Boris Matić

Personal information
- Date of birth: 19 August 2004 (age 21)
- Place of birth: Belgrade, Serbia and Montenegro
- Height: 1.80 m (5 ft 11 in)
- Position: Right-back

Team information
- Current team: Wolfsberger AC
- Number: 2

Youth career
- 2014–2023: Red Star Belgrade

Senior career*
- Years: Team / Apps / (Gls)
- 2023–2024: Red Star Belgrade / 0 / (0)
- 2023–2024: → RFK Grafičar Beograd (loan) / 32 / (0)
- 2024: Wolfsberger AC II / 1 / (0)
- 2024–: Wolfsberger AC / 46 / (1)

International career^{‡}
- 2025–: Serbia U21 / 4 / (0)

= Boris Matić (footballer) =

Serbian footballer (born 2004)

Boris Matić (Борис Матић; born 19 August 2004) is a Serbian professional football player who plays as a right-back for Austrian Football Bundesliga club Wolfsberger AC.

==Career==
Matić is a youth product of Red Star Belgrade since the age of 10, having worked his way up all their youth categories.
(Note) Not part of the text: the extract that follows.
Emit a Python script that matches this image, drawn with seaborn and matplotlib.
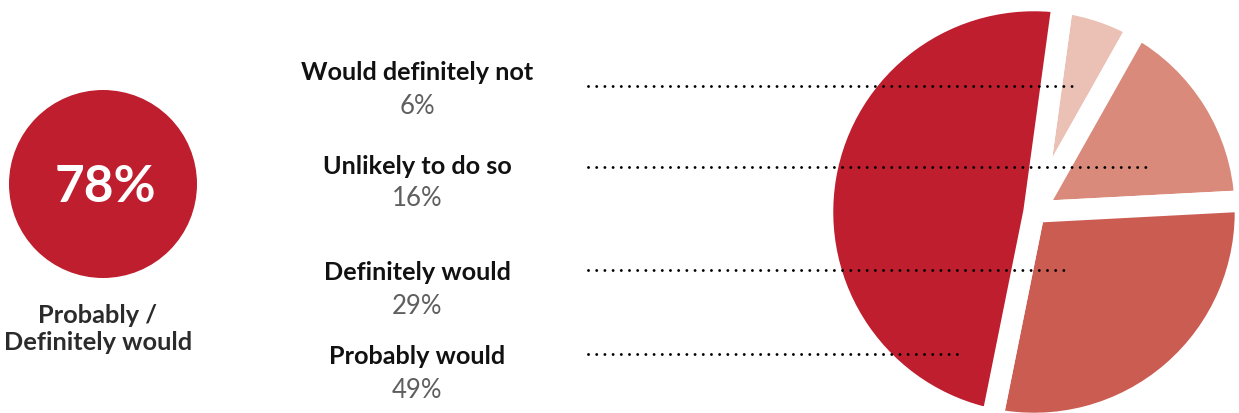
import matplotlib
matplotlib.use("Agg")
import matplotlib.pyplot as plt
from matplotlib.patches import Circle
import seaborn as sns

# ---- data ----
categories = ["Would definitely not", "Unlikely to do so", "Definitely would", "Probably would"]
values = [6, 16, 29, 49]
pct_labels = ["6%", "16%", "29%", "49%"]
summary_value = "78%"
summary_label = "Probably /\nDefinitely would"
colors = ["#EBC0B5", "#D98A7B", "#CB5C52", "#BE1E2D"]

sns.set_theme(style="white")
plt.rcParams["font.family"] = ["Lato", "DejaVu Sans"]

W, H = 1239, 413
fig = plt.figure(figsize=(W / 100, H / 100), dpi=100)
fig.patch.set_facecolor("white")

# ---- pie (right) ----
cx, cy, R = 1034, 212, 211.5
ax_pie = fig.add_axes([(cx - R) / W, (H - cy - R) / H, 2 * R / W, 2 * R / H])
ax_pie.pie(values, colors=sns.color_palette(colors), startangle=82.2, counterclock=False,
           radius=1, wedgeprops=dict(edgecolor="white", linewidth=15.5))
ax_pie.set_xlim(-1, 1)
ax_pie.set_ylim(-1, 1)
ax_pie.axis("off")

# ---- overlay (pixel coordinates) ----
ov = fig.add_axes([0, 0, 1, 1])
ov.set_xlim(0, W)
ov.set_ylim(H, 0)
ov.axis("off")
ov.patch.set_alpha(0)

# summary circle
ov.add_patch(Circle((103, 184), 94, color="#BE1E2D", lw=0))
ov.text(105, 187, summary_value, color="white", fontsize=37, fontweight="bold",
        ha="center", va="center")
ov.text(98, 329, summary_label, color="#2b2b2b", fontsize=18.3, fontweight="bold",
        ha="center", va="center", linespacing=1.2)

# category labels and leader lines
label_y = [73, 166, 272, 357]
pct_y = [106, 199, 307, 390]
line_y = [86, 167, 270, 354]
line_end = [1077, 1153, 1068, 957]
for cat, pct, ly, py, yy, xe in zip(categories, pct_labels, label_y, pct_y, line_y, line_end):
    ov.text(417, ly, cat, color="#111111", fontsize=18.2, fontweight="bold", ha="center", va="center")
    ov.text(417, py, pct, color="#5f5f5f", fontsize=18.5, ha="center", va="center")
    ov.plot([588, xe], [yy, yy], color="black", lw=2.1, linestyle=(0, (0.01, 2.8)),
            dash_capstyle="round", zorder=5)

fig.savefig("out.png", dpi=100, facecolor="white")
In 2023 he signed a 4-year contract with Red Star, and joined RFK Grafičar Beograd on loan for the 2023–24 season in the Serbian First League. On 27 March 2024, he played with the senior Red Star Belgrade side in a friendly against Zenit St. Petersburg. On 22 June 2024, he transferred to the Austrian Football Bundesliga side Wolfsberger AC on a contract until 2027.

==International career==
Born in Serbia, Matić holds dual Serbian-Croatian citizenship. He was called up to the Serbia U21s for a set of friendlies in June 2025.